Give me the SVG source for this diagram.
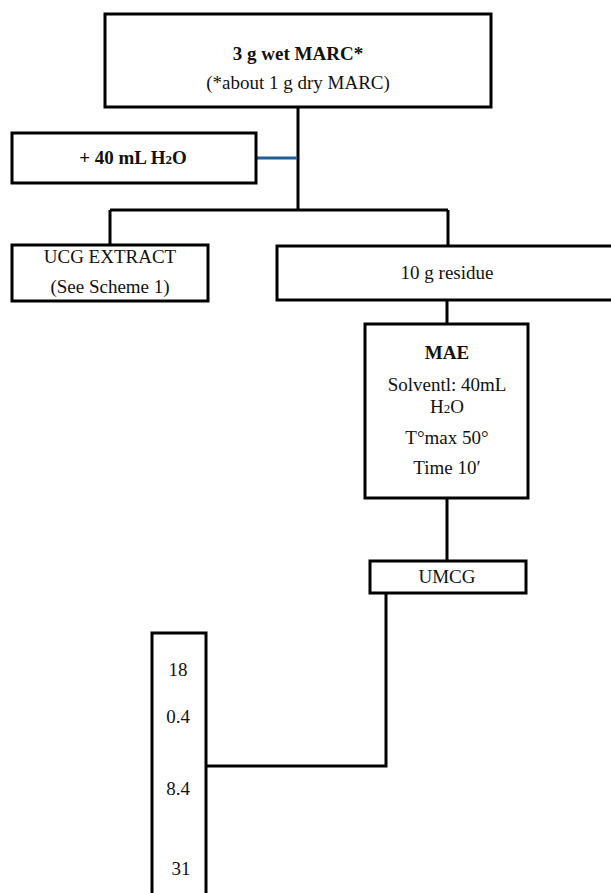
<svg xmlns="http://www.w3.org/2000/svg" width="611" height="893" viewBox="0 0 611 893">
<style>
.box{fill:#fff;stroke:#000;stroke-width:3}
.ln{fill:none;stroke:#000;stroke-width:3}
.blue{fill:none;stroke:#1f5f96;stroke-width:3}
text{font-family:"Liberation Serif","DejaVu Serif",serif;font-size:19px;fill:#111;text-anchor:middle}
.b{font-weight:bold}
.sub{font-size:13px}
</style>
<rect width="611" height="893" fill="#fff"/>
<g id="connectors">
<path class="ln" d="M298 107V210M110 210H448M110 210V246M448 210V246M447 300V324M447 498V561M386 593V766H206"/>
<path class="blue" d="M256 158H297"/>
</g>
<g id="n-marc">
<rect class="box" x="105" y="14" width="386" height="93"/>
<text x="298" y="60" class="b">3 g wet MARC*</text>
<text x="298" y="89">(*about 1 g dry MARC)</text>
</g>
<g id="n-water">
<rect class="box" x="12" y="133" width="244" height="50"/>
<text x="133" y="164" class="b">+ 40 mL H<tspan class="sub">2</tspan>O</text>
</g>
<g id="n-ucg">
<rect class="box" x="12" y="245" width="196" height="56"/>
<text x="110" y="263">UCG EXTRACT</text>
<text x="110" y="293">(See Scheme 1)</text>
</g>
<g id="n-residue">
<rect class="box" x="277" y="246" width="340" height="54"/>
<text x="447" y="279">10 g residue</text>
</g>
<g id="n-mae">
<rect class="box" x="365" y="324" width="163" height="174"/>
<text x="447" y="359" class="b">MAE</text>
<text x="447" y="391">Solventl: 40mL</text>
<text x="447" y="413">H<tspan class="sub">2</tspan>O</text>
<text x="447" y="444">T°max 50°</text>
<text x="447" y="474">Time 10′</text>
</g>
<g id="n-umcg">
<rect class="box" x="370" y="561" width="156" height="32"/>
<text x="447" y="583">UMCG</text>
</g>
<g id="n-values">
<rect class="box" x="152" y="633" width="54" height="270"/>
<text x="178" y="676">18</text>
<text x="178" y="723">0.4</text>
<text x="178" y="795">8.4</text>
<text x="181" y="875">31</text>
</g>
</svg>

GOAL
Print the whole listing above once more, word for word, without its pictures.

RESULT OF THIS TASK
Give me the SVG source for this diagram.
<svg xmlns="http://www.w3.org/2000/svg" width="611" height="893" viewBox="0 0 611 893">
<style>
.box{fill:#fff;stroke:#000;stroke-width:3}
.ln{fill:none;stroke:#000;stroke-width:3}
.blue{fill:none;stroke:#1f5f96;stroke-width:3}
text{font-family:"Liberation Serif","DejaVu Serif",serif;font-size:19px;fill:#111;text-anchor:middle}
.b{font-weight:bold}
.sub{font-size:13px}
</style>
<rect width="611" height="893" fill="#fff"/>
<g id="connectors">
<path class="ln" d="M298 107V210M110 210H448M110 210V246M448 210V246M447 300V324M447 498V561M386 593V766H206"/>
<path class="blue" d="M256 158H297"/>
</g>
<g id="n-marc">
<rect class="box" x="105" y="14" width="386" height="93"/>
<text x="298" y="60" class="b">3 g wet MARC*</text>
<text x="298" y="89">(*about 1 g dry MARC)</text>
</g>
<g id="n-water">
<rect class="box" x="12" y="133" width="244" height="50"/>
<text x="133" y="164" class="b">+ 40 mL H<tspan class="sub">2</tspan>O</text>
</g>
<g id="n-ucg">
<rect class="box" x="12" y="245" width="196" height="56"/>
<text x="110" y="263">UCG EXTRACT</text>
<text x="110" y="293">(See Scheme 1)</text>
</g>
<g id="n-residue">
<rect class="box" x="277" y="246" width="340" height="54"/>
<text x="447" y="279">10 g residue</text>
</g>
<g id="n-mae">
<rect class="box" x="365" y="324" width="163" height="174"/>
<text x="447" y="359" class="b">MAE</text>
<text x="447" y="391">Solventl: 40mL</text>
<text x="447" y="413">H<tspan class="sub">2</tspan>O</text>
<text x="447" y="444">T°max 50°</text>
<text x="447" y="474">Time 10′</text>
</g>
<g id="n-umcg">
<rect class="box" x="370" y="561" width="156" height="32"/>
<text x="447" y="583">UMCG</text>
</g>
<g id="n-values">
<rect class="box" x="152" y="633" width="54" height="270"/>
<text x="178" y="676">18</text>
<text x="178" y="723">0.4</text>
<text x="178" y="795">8.4</text>
<text x="181" y="875">31</text>
</g>
</svg>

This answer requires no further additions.